In fact, San Francisco has grown by 100K people in the last 10 years, and construction hasn't kept up. Costs have risen incredibly, while incomes of longstanding citizens in many cases have not.
This is simply a right-wing hit piece on the leftist movements against the war on drugs, gentrification, housing cost inflation, and mass incarceration.
You can't claim the city is wrong about lack of public spending unless you discuss the spending, and the challenges, realistically and with context.
I'd never considered this as Right vs. Left, but I definitely perceive it as a category of article where New York Media likes to highlight San Francisco's failings.
These are really meant to be feel good pieces for the readers by triggering a sense of superiority. I say this as a native San Franciscan who moved to NYC and plans to stay here.
Some of these articles are less grim, for example this piece on Silicon Valley sock fashion was definitely read by many New Yorkers as reinforcing the idea that we have real style here (i.e. making socks your fashion calling card is like watching a little kid play dress up).
https://www.nytimes.com/2012/02/05/fashion/in-silicon-valley...
Theoretically, the WSJ and NYT are national papers, but they do really have New York readers as their base. So for that reason, I never pay any attention to their take on anything bay area related.
Nashville gets a lot colder in the winter, which, over a few cold winters, solves this problem. Also, using drugs by daylight Or breaking into a car right under a running security camera in Nashville will get you arrested. In San Francisco, nothing will happen to you
no ... not even in terms of all the money they spend on social programs that further attracts that element vs. focusing their efforts on enforcing law/cleaning up the city. Also and way more importantly making sure every adult man and woman has a job that sustains them and allows them to contribute to society.
Scarcity: because SF is a tiny peninsula where housing growth requires vertical growth, and housing (and associated cost rises) are at the root of so much of this. Also some of the other reasons people said, but probably mostly that. I don't know anything about Nashville, though.
Note that the article also doesn't discuss the trade-offs we routinely see when many of the policies it opposes aren't in place: higher (very expensive) incarceration rates, higher disease rates resulting in higher public health costs, etc.

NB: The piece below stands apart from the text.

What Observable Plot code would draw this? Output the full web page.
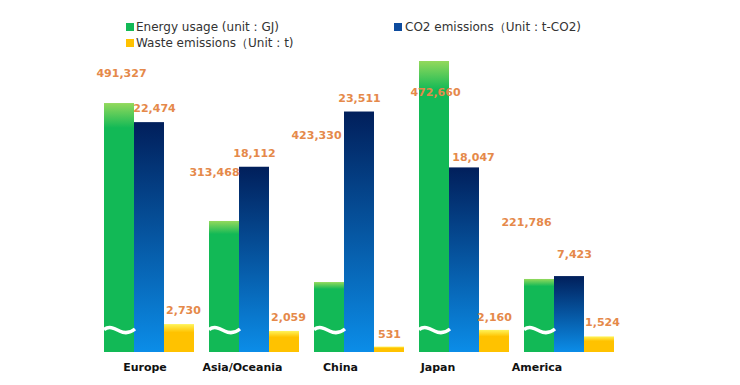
<!DOCTYPE html>
<html>
<head>
<meta charset="utf-8">
<script src="https://cdn.jsdelivr.net/npm/d3@7"></script>
<script src="https://cdn.jsdelivr.net/npm/@observablehq/plot@0.6"></script>
<style>
  html, body { margin: 0; padding: 0; background: #fff; }
  #wrap { position: relative; width: 740px; height: 385px; font-family: "DejaVu Sans", Verdana, sans-serif; }
  #legend { position: relative; width: 740px; height: 52px; font-size: 12px; color: #333; }
  #legend .sw { position: absolute; width: 8px; height: 8px; }
  #legend .tx { position: absolute; line-height: 14px; white-space: nowrap; }
</style>
</head>
<body>
<svg width="0" height="0" style="position:absolute">
  <defs>
    <linearGradient id="g-energy" x1="0" y1="0" x2="0" y2="1">
      <stop offset="0" stop-color="#93d95c"/>
      <stop offset="0.1" stop-color="#12b956"/>
      <stop offset="1" stop-color="#12b956"/>
    </linearGradient>
    <linearGradient id="g-co2" x1="0" y1="0" x2="0" y2="1">
      <stop offset="0" stop-color="#011f5b"/>
      <stop offset="1" stop-color="#0b8de8"/>
    </linearGradient>
    <linearGradient id="g-waste" x1="0" y1="0" x2="0" y2="1">
      <stop offset="0" stop-color="#fff45a"/>
      <stop offset="0.3" stop-color="#ffc200"/>
      <stop offset="1" stop-color="#ffc200"/>
    </linearGradient>
  </defs>
</svg>
<div id="wrap">
  <div id="legend">
    <div class="sw" style="left:126px;top:23px;background:#12b956"></div>
    <div class="tx" style="left:136px;top:20px">Energy usage (unit : GJ)</div>
    <div class="sw" style="left:394px;top:23px;background:#0d4b9e"></div>
    <div class="tx" style="left:405px;top:20px">CO2 emissions（Unit : t-CO2)</div>
    <div class="sw" style="left:126px;top:39px;background:#ffc200"></div>
    <div class="tx" style="left:136px;top:36px">Waste emissions（Unit : t)</div>
  </div>
  <div id="chart"></div>
</div>
<script>
// ---- data ----
const regions = ["Europe", "Asia/Oceania", "China", "Japan", "America"];
const seriesKeys = ["energy", "co2", "waste"];
// Energy usage values (GJ) as labelled
const energyUsage = [491327, 313468, 423330, 472660, 221786];
// Energy bar lengths as drawn on the broken axis (in axis units)
const energyBarDrawn = [24340, 12810, 6840, 28450, 7140];
// CO2 emissions (t-CO2)
const co2Emissions = [22474, 18112, 23511, 18047, 7423];
// Waste emissions (t)
const wasteEmissions = [2730, 2059, 531, 2160, 1524];

const fmt = d3.format(",");
const rows = [];
regions.forEach((r, i) => {
  rows.push({region: r, series: "energy", bar: energyBarDrawn[i], label: fmt(energyUsage[i])});
  rows.push({region: r, series: "co2", bar: co2Emissions[i], label: fmt(co2Emissions[i])});
  rows.push({region: r, series: "waste", bar: wasteEmissions[i], label: fmt(wasteEmissions[i])});
});

// label placement tweaks (px) to follow the reference layout
const labelOffsets = {
  energy: [[2, -30], [-10, -49], [-13, -147], [1, 31], [-13, -57]],
  co2:    [[5, -14], [0, -14], [0, -14], [9, -10], [5, -22]],
  waste:  [[4, -14], [4, -14], [0, -13], [0, -13], [3, -14]]
};
const regionLabelDx = [-4.5, -12, -19, -26.5, -32.5];

const orange = "#e5894a";
const wave = {
  draw(ctx) {
    ctx.moveTo(-15.5, -1);
    ctx.bezierCurveTo(-10, -5, -5, -2, 0, 0.5);
    ctx.bezierCurveTo(5, 3, 10, 3, 15.5, -1.5);
  }
};

const marks = [];
seriesKeys.forEach(s => {
  marks.push(Plot.barY(rows, {
    filter: d => d.series === s,
    x: "series", y: "bar",
    fill: `url(#g-${s})`
  }));
});
marks.push(Plot.dot(rows, {
  filter: d => d.series === "energy",
  x: "series", y: () => 2150,
  symbol: wave, r: 10,
  fill: "none", stroke: "white", strokeWidth: 3.5
}));
rows.forEach(row => {
  const i = regions.indexOf(row.region);
  const [dx, dy] = labelOffsets[row.series][i];
  marks.push(Plot.text(rows, {
    filter: d => d === row,
    x: "series", y: "bar", text: "label",
    dx, dy, fill: orange, fontWeight: "bold", fontSize: 11
  }));
});
regions.forEach((r, i) => {
  marks.push(Plot.text(rows, {
    filter: d => d.region === r && d.series === "co2",
    x: "series", text: "region", frameAnchor: "bottom",
    dx: regionLabelDx[i], dy: 18,
    fill: "#111", fontWeight: "bold", fontSize: 11
  }));
});

const chart = Plot.plot({
  width: 740,
  height: 333,
  marginLeft: 104,
  marginRight: 126,
  marginTop: 0,
  marginBottom: 33,
  style: {fontFamily: "'DejaVu Sans', Verdana, sans-serif", background: "white", overflow: "visible"},
  facet: {data: rows, x: "region"},
  fx: {domain: regions, paddingInner: 15 / 105, paddingOuter: 0, round: false, axis: null, label: null},
  x: {domain: seriesKeys, padding: 0, round: false, axis: null, label: null},
  y: {domain: [0, 29330], axis: null},
  marks
});
document.getElementById("chart").appendChild(chart);
</script>
</body>
</html>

Also note that as is so often the case, SF is still stuck in a middle ground between policies many believe (based on evidence elsewhere) will really work and save money on balance -- like housing and caring for people -- and the center/right's preferred solution of shoving everyone into expensive prisons as I mentioned above. Few people advocating comprehensive public health and treatment policies think the status quo is anywhere near enough; it's simply all politics is allowing them to do at present.
The problem is Americas version of left is "I will do nothing to help you but I won't intervene if you do drugs on the street" and their version of the right is "I will do nothing at all to help you but you will be punished for any rule breaking"
> The problem is Americas version of left is "I will do nothing to help you but I won't intervene if you do drugs on the street"
That's because the dominant faction of America’s “left”-er party is neoliberal centrist. The actual left would do more, but even in cities with a leftier reputation doesn't tend to have the power to.
I hear this a lot, and while it may be true for the core platform, the American left have some of the most extreme progressive views in the world, for example, on abortion.
I think a lot of people have mental illness but manage to live thanks to aids, healthcare, affordable housing, and so on. Because these structures are missing in America, these people end up in the street and their mental illness is the focus of the blame.
It’s really sad to see so many people desperate and poor, but we essentially told them to come here, that we would pay for services for them and also, feel free to commit any crimes you want. Ridiculous.